Part of it is to do with the quality of the composers hired. The reason the entire FF series keeps getting brought up, for instance, is because Nobuo Uematsu did the vast majority of the music for the series from I-X. And Nobuo Uematsu is to gaming what John Williams is to film. Any composer who can consistently come up with the likes of One Winged Angel, Terra's Theme, You're Not Alone, Aria di Mezzo Carattere and more is going to get namechecked a lot. The guy's a legend, and he worked on the majority of the FF series.

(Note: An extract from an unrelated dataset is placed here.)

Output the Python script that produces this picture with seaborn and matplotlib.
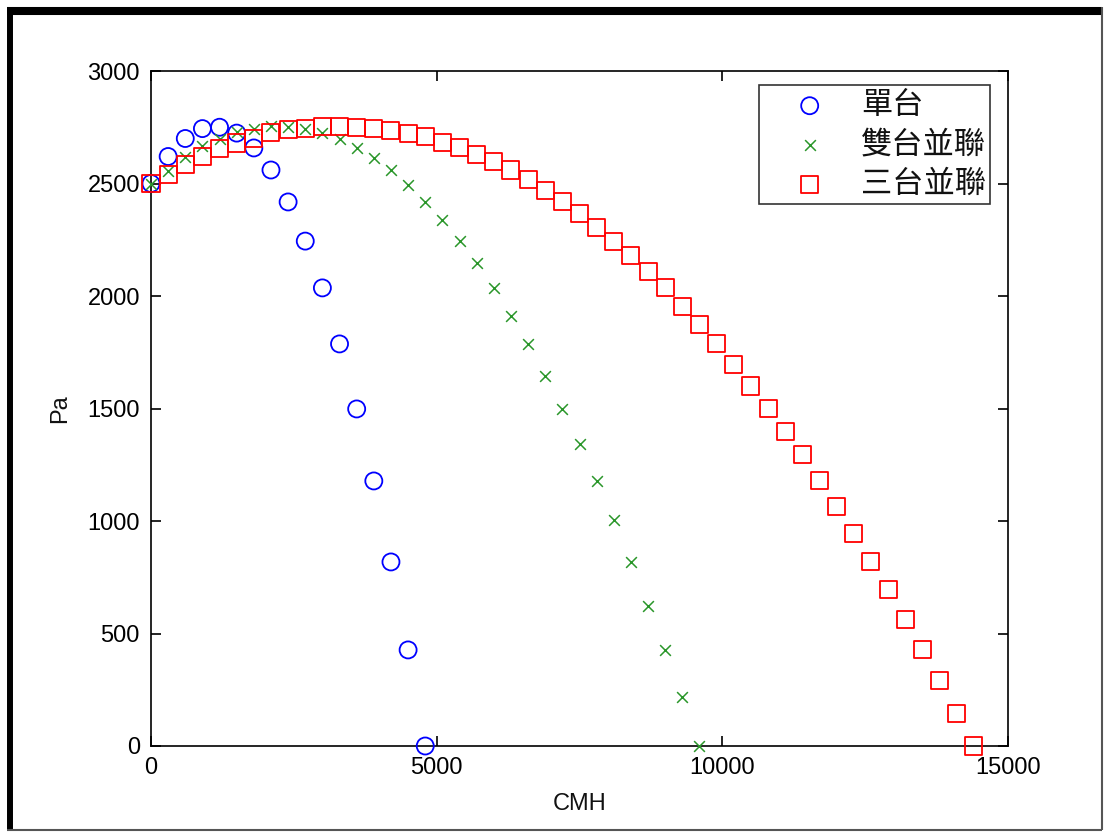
import matplotlib
matplotlib.use("Agg")
import matplotlib.pyplot as plt
import seaborn as sns
from matplotlib.lines import Line2D

# single fan
single_cmh = [0, 300, 600, 900, 1200, 1500, 1800, 2100, 2400, 2700, 3000,
              3300, 3600, 3900, 4200, 4500, 4800]
single_pa = [2500, 2620, 2700, 2744, 2750, 2724, 2658, 2560, 2418, 2244, 2036,
             1787, 1498, 1178, 818, 427, 0]

# two fans in parallel
double_cmh = [0, 300, 600, 900, 1200, 1500, 1800, 2100, 2400, 2700, 3000,
              3300, 3600, 3900, 4200, 4500, 4800, 5100, 5400, 5700, 6000,
              6300, 6600, 6900, 7200, 7500, 7800, 8100, 8400, 8700, 9000,
              9300, 9600]
double_pa = [2500, 2555, 2620, 2667, 2700, 2730, 2744, 2754, 2750, 2742, 2724,
             2698, 2658, 2613, 2560, 2494, 2418, 2338, 2244, 2145, 2036,
             1913, 1787, 1645, 1498, 1343, 1178, 1004, 818, 624, 427,
             216, 0]

# three fans in parallel
triple_cmh = [0, 300, 600, 900, 1200, 1500, 1800, 2100, 2400, 2700, 3000,
              3300, 3600, 3900, 4200, 4500, 4800, 5100, 5400, 5700, 6000,
              6300, 6600, 6900, 7200, 7500, 7800, 8100, 8400, 8700, 9000,
              9300, 9600, 9900, 10200, 10500, 10800, 11100, 11400, 11700, 12000,
              12300, 12600, 12900, 13200, 13500, 13800, 14100, 14400]
triple_pa = [2500, 2542, 2585, 2620, 2656, 2680, 2700, 2725, 2740, 2744, 2752,
             2754, 2750, 2744, 2735, 2724, 2708, 2684, 2658, 2630, 2596,
             2560, 2516, 2470, 2418, 2366, 2304, 2244, 2180, 2110, 2036,
             1955, 1874, 1787, 1696, 1600, 1498, 1398, 1294, 1178, 1066,
             944, 818, 696, 564, 427, 292, 146, 0]

labels = ["單台", "雙台並聯", "三台並聯"]
x_ticks = [0, 5000, 10000, 15000]
y_ticks = [0, 500, 1000, 1500, 2000, 2500, 3000]


def main():
    sns.set_theme(style="ticks")
    plt.rcParams["font.family"] = ["Liberation Sans", "Noto Sans CJK TC", "DejaVu Sans"]

    fig = plt.figure(figsize=(11.07, 8.32), dpi=100)
    fig.patch.set_facecolor("white")
    ax = fig.add_axes([151 / 1107, 1 - 746 / 832, 857 / 1107, 675 / 832])
    ax.set_facecolor("white")

    sns.scatterplot(x=single_cmh, y=single_pa, ax=ax, marker="o", s=150,
                    facecolor="none", edgecolor="#0000ff", linewidth=1.3,
                    label=labels[0], clip_on=False, zorder=3)
    sns.scatterplot(x=double_cmh, y=double_pa, ax=ax, marker="x", s=60,
                    color="#2a962a", linewidth=1.1,
                    label=labels[1], clip_on=False, zorder=3)
    sns.scatterplot(x=triple_cmh, y=triple_pa, ax=ax, marker="s", s=150,
                    facecolor="none", edgecolor="#ff0000", linewidth=1.3,
                    label=labels[2], clip_on=False, zorder=3)

    ax.set_xlim(0, 15000)
    ax.set_ylim(0, 3000)
    ax.set_xticks(x_ticks)
    ax.set_yticks(y_ticks)
    ax.tick_params(direction="in", length=7, width=1.2, colors="black",
                   labelsize=17, pad=8, top=True, right=True)
    for side in ax.spines.values():
        side.set_visible(True)
        side.set_color("black")
        side.set_linewidth(1.2)
    ax.set_xlabel("CMH", fontsize=17, labelpad=10, color="#111111")
    ax.set_ylabel("Pa", fontsize=17, labelpad=12, color="#111111")

    leg = ax.legend(loc="upper right", bbox_to_anchor=(0.979, 0.979),
                    borderaxespad=0, frameon=True, fancybox=False,
                    prop={"family": ["Noto Sans CJK TC"], "size": 22.5},
                    handletextpad=0.15, labelspacing=0.24, borderpad=0.12,
                    handlelength=3.0)
    leg.get_frame().set_edgecolor("black")
    leg.get_frame().set_linewidth(1.2)
    for t in leg.get_texts():
        t.set_color("#111111")

    # window frame around the figure
    fig.add_artist(Line2D([7 / 1107, 1102 / 1107], [1 - 11 / 832, 1 - 11 / 832],
                          transform=fig.transFigure, color="black", linewidth=5.8,
                          solid_capstyle="butt"))
    fig.add_artist(Line2D([10 / 1107, 10 / 1107], [1 - 7 / 832, 1 - 830 / 832],
                          transform=fig.transFigure, color="black", linewidth=4.3,
                          solid_capstyle="butt"))
    fig.add_artist(Line2D([1102 / 1107, 1102 / 1107], [1 - 7 / 832, 1 - 830 / 832],
                          transform=fig.transFigure, color="#555555", linewidth=1.5,
                          solid_capstyle="butt"))
    fig.add_artist(Line2D([7 / 1107, 1102 / 1107], [1 - 830 / 832, 1 - 830 / 832],
                          transform=fig.transFigure, color="#555555", linewidth=1.5,
                          solid_capstyle="butt"))

    fig.savefig("out.png", dpi=100)
    plt.close(fig)


if __name__ == "__main__":
    main()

Same for Jeremy Soule, who's worked on a huge amount of games. His theme for the Elder Scrolls series, in all its iterations, is as majestic as any Hollywood theme, hence why the series gets brought up. Anything he works on, he tends to bring a high quality of composition to. Same for Marty O'Donnell, Yoko Shimomura, and others.
The videogame industry has a very high quality of composers working in it. Hence why so many games are brought up in these discussions. When you have people as talented as Uematsu, Shomomura, O'Donnell, Soule, Harry Williams, Koji Konda, etc, etc all working in the same industry, that's a huge amount of games with a stupendous amount of musical talent involved.
And there's so little that's widely acknowledged as bad.
Unlike being in a band or a pop music group, becoming a VG composer generally requires having qualifications. If you want to compose VG music, then unless you're Nobuo Uematsu, you're probably going to have to study music to a degree level at a dedicated music college. This tends to raise the quality a lot. Once you start studying music and learning how it's put together, it becomes a lot easier to avoid the pitfalls that many bands and artists fall into. In short, even if it takes a lot of skill to compose 'great' music, it's very easy to avoid composing 'terrible' music once you've learned about theory and composition. This is the case for the majority of composers in the industry, hence why there aren't many games with truly 'bad' music.